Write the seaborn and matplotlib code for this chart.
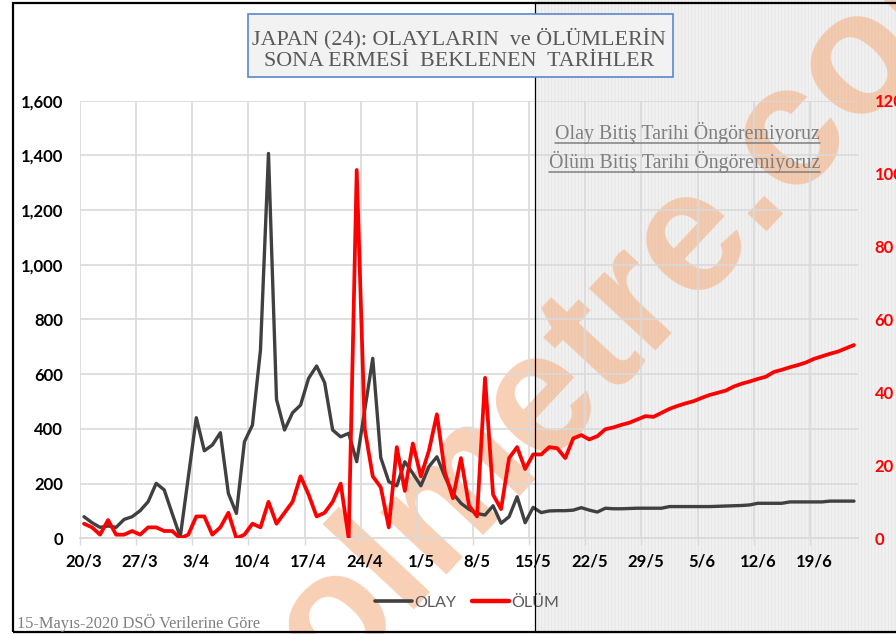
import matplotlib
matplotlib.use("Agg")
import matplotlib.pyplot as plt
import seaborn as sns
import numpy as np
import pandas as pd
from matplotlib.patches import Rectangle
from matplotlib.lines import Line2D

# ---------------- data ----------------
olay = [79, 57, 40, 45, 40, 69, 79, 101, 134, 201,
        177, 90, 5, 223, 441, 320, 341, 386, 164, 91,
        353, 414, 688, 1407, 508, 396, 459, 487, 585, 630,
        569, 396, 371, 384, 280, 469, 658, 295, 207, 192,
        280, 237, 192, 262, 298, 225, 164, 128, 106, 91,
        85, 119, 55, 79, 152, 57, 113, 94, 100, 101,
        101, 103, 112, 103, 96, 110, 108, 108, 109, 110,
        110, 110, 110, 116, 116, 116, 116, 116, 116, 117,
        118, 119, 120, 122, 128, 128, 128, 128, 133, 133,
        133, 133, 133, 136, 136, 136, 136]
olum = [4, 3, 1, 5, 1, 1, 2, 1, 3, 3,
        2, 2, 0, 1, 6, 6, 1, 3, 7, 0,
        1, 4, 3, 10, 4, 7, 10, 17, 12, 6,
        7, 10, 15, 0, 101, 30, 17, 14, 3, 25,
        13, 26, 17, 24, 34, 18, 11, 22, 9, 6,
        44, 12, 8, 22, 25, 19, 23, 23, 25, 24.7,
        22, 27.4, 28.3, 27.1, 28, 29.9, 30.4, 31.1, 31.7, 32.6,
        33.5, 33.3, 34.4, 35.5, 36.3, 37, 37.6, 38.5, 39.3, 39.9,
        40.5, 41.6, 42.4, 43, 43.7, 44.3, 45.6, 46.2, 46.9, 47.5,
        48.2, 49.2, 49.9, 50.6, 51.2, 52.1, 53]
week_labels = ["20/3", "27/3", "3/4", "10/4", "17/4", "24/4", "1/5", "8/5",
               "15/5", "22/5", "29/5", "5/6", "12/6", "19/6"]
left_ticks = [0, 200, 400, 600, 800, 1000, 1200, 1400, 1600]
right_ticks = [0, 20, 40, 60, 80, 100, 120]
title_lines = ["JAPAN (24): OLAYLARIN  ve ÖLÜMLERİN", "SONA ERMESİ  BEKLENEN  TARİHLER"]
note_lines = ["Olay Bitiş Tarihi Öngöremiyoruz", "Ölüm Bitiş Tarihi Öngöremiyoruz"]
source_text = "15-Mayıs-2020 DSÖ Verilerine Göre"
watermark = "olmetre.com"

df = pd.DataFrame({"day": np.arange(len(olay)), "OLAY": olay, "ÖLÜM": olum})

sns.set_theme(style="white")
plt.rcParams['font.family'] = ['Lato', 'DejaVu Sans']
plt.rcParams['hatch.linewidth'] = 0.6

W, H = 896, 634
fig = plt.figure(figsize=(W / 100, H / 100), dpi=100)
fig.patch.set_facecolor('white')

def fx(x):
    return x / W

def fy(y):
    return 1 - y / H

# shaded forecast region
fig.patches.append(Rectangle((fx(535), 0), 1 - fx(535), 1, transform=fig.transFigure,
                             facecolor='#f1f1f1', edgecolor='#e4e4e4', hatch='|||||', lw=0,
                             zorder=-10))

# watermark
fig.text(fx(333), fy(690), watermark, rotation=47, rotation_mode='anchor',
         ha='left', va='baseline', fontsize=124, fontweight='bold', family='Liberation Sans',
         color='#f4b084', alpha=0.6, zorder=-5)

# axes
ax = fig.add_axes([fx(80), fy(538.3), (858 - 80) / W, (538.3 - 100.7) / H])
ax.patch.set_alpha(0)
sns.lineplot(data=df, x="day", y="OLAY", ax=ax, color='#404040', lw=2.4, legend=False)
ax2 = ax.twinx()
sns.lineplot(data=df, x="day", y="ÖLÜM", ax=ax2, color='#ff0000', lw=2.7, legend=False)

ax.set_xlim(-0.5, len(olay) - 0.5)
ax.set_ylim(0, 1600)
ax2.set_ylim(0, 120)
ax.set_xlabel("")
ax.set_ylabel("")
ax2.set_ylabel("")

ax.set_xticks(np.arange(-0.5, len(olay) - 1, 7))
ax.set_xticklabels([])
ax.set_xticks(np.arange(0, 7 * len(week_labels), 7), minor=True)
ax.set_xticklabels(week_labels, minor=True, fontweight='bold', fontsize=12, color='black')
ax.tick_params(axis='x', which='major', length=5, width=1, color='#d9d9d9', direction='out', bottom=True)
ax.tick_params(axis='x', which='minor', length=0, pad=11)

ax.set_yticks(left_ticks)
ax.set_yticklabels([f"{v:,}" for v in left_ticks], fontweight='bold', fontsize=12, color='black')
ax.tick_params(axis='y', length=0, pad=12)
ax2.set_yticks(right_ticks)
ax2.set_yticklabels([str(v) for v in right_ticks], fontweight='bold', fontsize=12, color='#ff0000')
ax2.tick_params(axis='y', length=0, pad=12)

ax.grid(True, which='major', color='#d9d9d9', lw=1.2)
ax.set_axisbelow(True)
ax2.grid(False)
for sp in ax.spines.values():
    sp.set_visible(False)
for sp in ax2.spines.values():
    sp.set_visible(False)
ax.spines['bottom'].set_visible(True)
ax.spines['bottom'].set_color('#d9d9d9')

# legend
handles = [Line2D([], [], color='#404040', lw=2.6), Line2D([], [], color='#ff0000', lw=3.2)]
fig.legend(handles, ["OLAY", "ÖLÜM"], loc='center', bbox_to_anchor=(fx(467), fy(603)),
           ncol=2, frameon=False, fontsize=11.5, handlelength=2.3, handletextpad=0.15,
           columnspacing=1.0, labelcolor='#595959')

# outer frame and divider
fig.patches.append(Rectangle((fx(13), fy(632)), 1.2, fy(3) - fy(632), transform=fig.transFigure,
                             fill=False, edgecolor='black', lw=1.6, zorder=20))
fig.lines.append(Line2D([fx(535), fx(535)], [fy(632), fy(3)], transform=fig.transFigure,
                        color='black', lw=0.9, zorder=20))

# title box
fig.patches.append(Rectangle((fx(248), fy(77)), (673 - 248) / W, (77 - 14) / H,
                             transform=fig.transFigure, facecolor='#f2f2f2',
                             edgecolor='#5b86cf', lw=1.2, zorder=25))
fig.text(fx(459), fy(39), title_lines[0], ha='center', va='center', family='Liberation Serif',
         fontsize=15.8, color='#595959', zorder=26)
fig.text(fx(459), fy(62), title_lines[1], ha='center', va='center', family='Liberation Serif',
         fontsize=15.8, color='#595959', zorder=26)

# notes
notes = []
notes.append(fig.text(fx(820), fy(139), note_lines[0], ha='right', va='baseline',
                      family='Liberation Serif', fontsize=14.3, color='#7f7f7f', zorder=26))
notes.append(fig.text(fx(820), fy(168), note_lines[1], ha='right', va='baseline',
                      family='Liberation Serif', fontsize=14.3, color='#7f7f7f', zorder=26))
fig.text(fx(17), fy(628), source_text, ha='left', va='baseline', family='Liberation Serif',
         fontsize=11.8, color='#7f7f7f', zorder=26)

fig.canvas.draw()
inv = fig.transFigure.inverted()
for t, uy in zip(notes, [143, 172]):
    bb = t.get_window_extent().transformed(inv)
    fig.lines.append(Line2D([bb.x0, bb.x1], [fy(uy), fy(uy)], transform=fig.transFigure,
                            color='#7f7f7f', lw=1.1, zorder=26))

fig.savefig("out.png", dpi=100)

****

◆ Your goal ◆
Write out the data precisely as given, excluding the pictures.

◆ Full solution ◆
Write the seaborn and matplotlib code for this chart.
import matplotlib
matplotlib.use("Agg")
import matplotlib.pyplot as plt
import seaborn as sns
import numpy as np
import pandas as pd
from matplotlib.patches import Rectangle
from matplotlib.lines import Line2D

# ---------------- data ----------------
olay = [79, 57, 40, 45, 40, 69, 79, 101, 134, 201,
        177, 90, 5, 223, 441, 320, 341, 386, 164, 91,
        353, 414, 688, 1407, 508, 396, 459, 487, 585, 630,
        569, 396, 371, 384, 280, 469, 658, 295, 207, 192,
        280, 237, 192, 262, 298, 225, 164, 128, 106, 91,
        85, 119, 55, 79, 152, 57, 113, 94, 100, 101,
        101, 103, 112, 103, 96, 110, 108, 108, 109, 110,
        110, 110, 110, 116, 116, 116, 116, 116, 116, 117,
        118, 119, 120, 122, 128, 128, 128, 128, 133, 133,
        133, 133, 133, 136, 136, 136, 136]
olum = [4, 3, 1, 5, 1, 1, 2, 1, 3, 3,
        2, 2, 0, 1, 6, 6, 1, 3, 7, 0,
        1, 4, 3, 10, 4, 7, 10, 17, 12, 6,
        7, 10, 15, 0, 101, 30, 17, 14, 3, 25,
        13, 26, 17, 24, 34, 18, 11, 22, 9, 6,
        44, 12, 8, 22, 25, 19, 23, 23, 25, 24.7,
        22, 27.4, 28.3, 27.1, 28, 29.9, 30.4, 31.1, 31.7, 32.6,
        33.5, 33.3, 34.4, 35.5, 36.3, 37, 37.6, 38.5, 39.3, 39.9,
        40.5, 41.6, 42.4, 43, 43.7, 44.3, 45.6, 46.2, 46.9, 47.5,
        48.2, 49.2, 49.9, 50.6, 51.2, 52.1, 53]
week_labels = ["20/3", "27/3", "3/4", "10/4", "17/4", "24/4", "1/5", "8/5",
               "15/5", "22/5", "29/5", "5/6", "12/6", "19/6"]
left_ticks = [0, 200, 400, 600, 800, 1000, 1200, 1400, 1600]
right_ticks = [0, 20, 40, 60, 80, 100, 120]
title_lines = ["JAPAN (24): OLAYLARIN  ve ÖLÜMLERİN", "SONA ERMESİ  BEKLENEN  TARİHLER"]
note_lines = ["Olay Bitiş Tarihi Öngöremiyoruz", "Ölüm Bitiş Tarihi Öngöremiyoruz"]
source_text = "15-Mayıs-2020 DSÖ Verilerine Göre"
watermark = "olmetre.com"

df = pd.DataFrame({"day": np.arange(len(olay)), "OLAY": olay, "ÖLÜM": olum})

sns.set_theme(style="white")
plt.rcParams['font.family'] = ['Lato', 'DejaVu Sans']
plt.rcParams['hatch.linewidth'] = 0.6

W, H = 896, 634
fig = plt.figure(figsize=(W / 100, H / 100), dpi=100)
fig.patch.set_facecolor('white')

def fx(x):
    return x / W

def fy(y):
    return 1 - y / H

# shaded forecast region
fig.patches.append(Rectangle((fx(535), 0), 1 - fx(535), 1, transform=fig.transFigure,
                             facecolor='#f1f1f1', edgecolor='#e4e4e4', hatch='|||||', lw=0,
                             zorder=-10))

# watermark
fig.text(fx(333), fy(690), watermark, rotation=47, rotation_mode='anchor',
         ha='left', va='baseline', fontsize=124, fontweight='bold', family='Liberation Sans',
         color='#f4b084', alpha=0.6, zorder=-5)

# axes
ax = fig.add_axes([fx(80), fy(538.3), (858 - 80) / W, (538.3 - 100.7) / H])
ax.patch.set_alpha(0)
sns.lineplot(data=df, x="day", y="OLAY", ax=ax, color='#404040', lw=2.4, legend=False)
ax2 = ax.twinx()
sns.lineplot(data=df, x="day", y="ÖLÜM", ax=ax2, color='#ff0000', lw=2.7, legend=False)

ax.set_xlim(-0.5, len(olay) - 0.5)
ax.set_ylim(0, 1600)
ax2.set_ylim(0, 120)
ax.set_xlabel("")
ax.set_ylabel("")
ax2.set_ylabel("")

ax.set_xticks(np.arange(-0.5, len(olay) - 1, 7))
ax.set_xticklabels([])
ax.set_xticks(np.arange(0, 7 * len(week_labels), 7), minor=True)
ax.set_xticklabels(week_labels, minor=True, fontweight='bold', fontsize=12, color='black')
ax.tick_params(axis='x', which='major', length=5, width=1, color='#d9d9d9', direction='out', bottom=True)
ax.tick_params(axis='x', which='minor', length=0, pad=11)

ax.set_yticks(left_ticks)
ax.set_yticklabels([f"{v:,}" for v in left_ticks], fontweight='bold', fontsize=12, color='black')
ax.tick_params(axis='y', length=0, pad=12)
ax2.set_yticks(right_ticks)
ax2.set_yticklabels([str(v) for v in right_ticks], fontweight='bold', fontsize=12, color='#ff0000')
ax2.tick_params(axis='y', length=0, pad=12)

ax.grid(True, which='major', color='#d9d9d9', lw=1.2)
ax.set_axisbelow(True)
ax2.grid(False)
for sp in ax.spines.values():
    sp.set_visible(False)
for sp in ax2.spines.values():
    sp.set_visible(False)
ax.spines['bottom'].set_visible(True)
ax.spines['bottom'].set_color('#d9d9d9')

# legend
handles = [Line2D([], [], color='#404040', lw=2.6), Line2D([], [], color='#ff0000', lw=3.2)]
fig.legend(handles, ["OLAY", "ÖLÜM"], loc='center', bbox_to_anchor=(fx(467), fy(603)),
           ncol=2, frameon=False, fontsize=11.5, handlelength=2.3, handletextpad=0.15,
           columnspacing=1.0, labelcolor='#595959')

# outer frame and divider
fig.patches.append(Rectangle((fx(13), fy(632)), 1.2, fy(3) - fy(632), transform=fig.transFigure,
                             fill=False, edgecolor='black', lw=1.6, zorder=20))
fig.lines.append(Line2D([fx(535), fx(535)], [fy(632), fy(3)], transform=fig.transFigure,
                        color='black', lw=0.9, zorder=20))

# title box
fig.patches.append(Rectangle((fx(248), fy(77)), (673 - 248) / W, (77 - 14) / H,
                             transform=fig.transFigure, facecolor='#f2f2f2',
                             edgecolor='#5b86cf', lw=1.2, zorder=25))
fig.text(fx(459), fy(39), title_lines[0], ha='center', va='center', family='Liberation Serif',
         fontsize=15.8, color='#595959', zorder=26)
fig.text(fx(459), fy(62), title_lines[1], ha='center', va='center', family='Liberation Serif',
         fontsize=15.8, color='#595959', zorder=26)

# notes
notes = []
notes.append(fig.text(fx(820), fy(139), note_lines[0], ha='right', va='baseline',
                      family='Liberation Serif', fontsize=14.3, color='#7f7f7f', zorder=26))
notes.append(fig.text(fx(820), fy(168), note_lines[1], ha='right', va='baseline',
                      family='Liberation Serif', fontsize=14.3, color='#7f7f7f', zorder=26))
fig.text(fx(17), fy(628), source_text, ha='left', va='baseline', family='Liberation Serif',
         fontsize=11.8, color='#7f7f7f', zorder=26)

fig.canvas.draw()
inv = fig.transFigure.inverted()
for t, uy in zip(notes, [143, 172]):
    bb = t.get_window_extent().transformed(inv)
    fig.lines.append(Line2D([bb.x0, bb.x1], [fy(uy), fy(uy)], transform=fig.transFigure,
                            color='#7f7f7f', lw=1.1, zorder=26))

fig.savefig("out.png", dpi=100)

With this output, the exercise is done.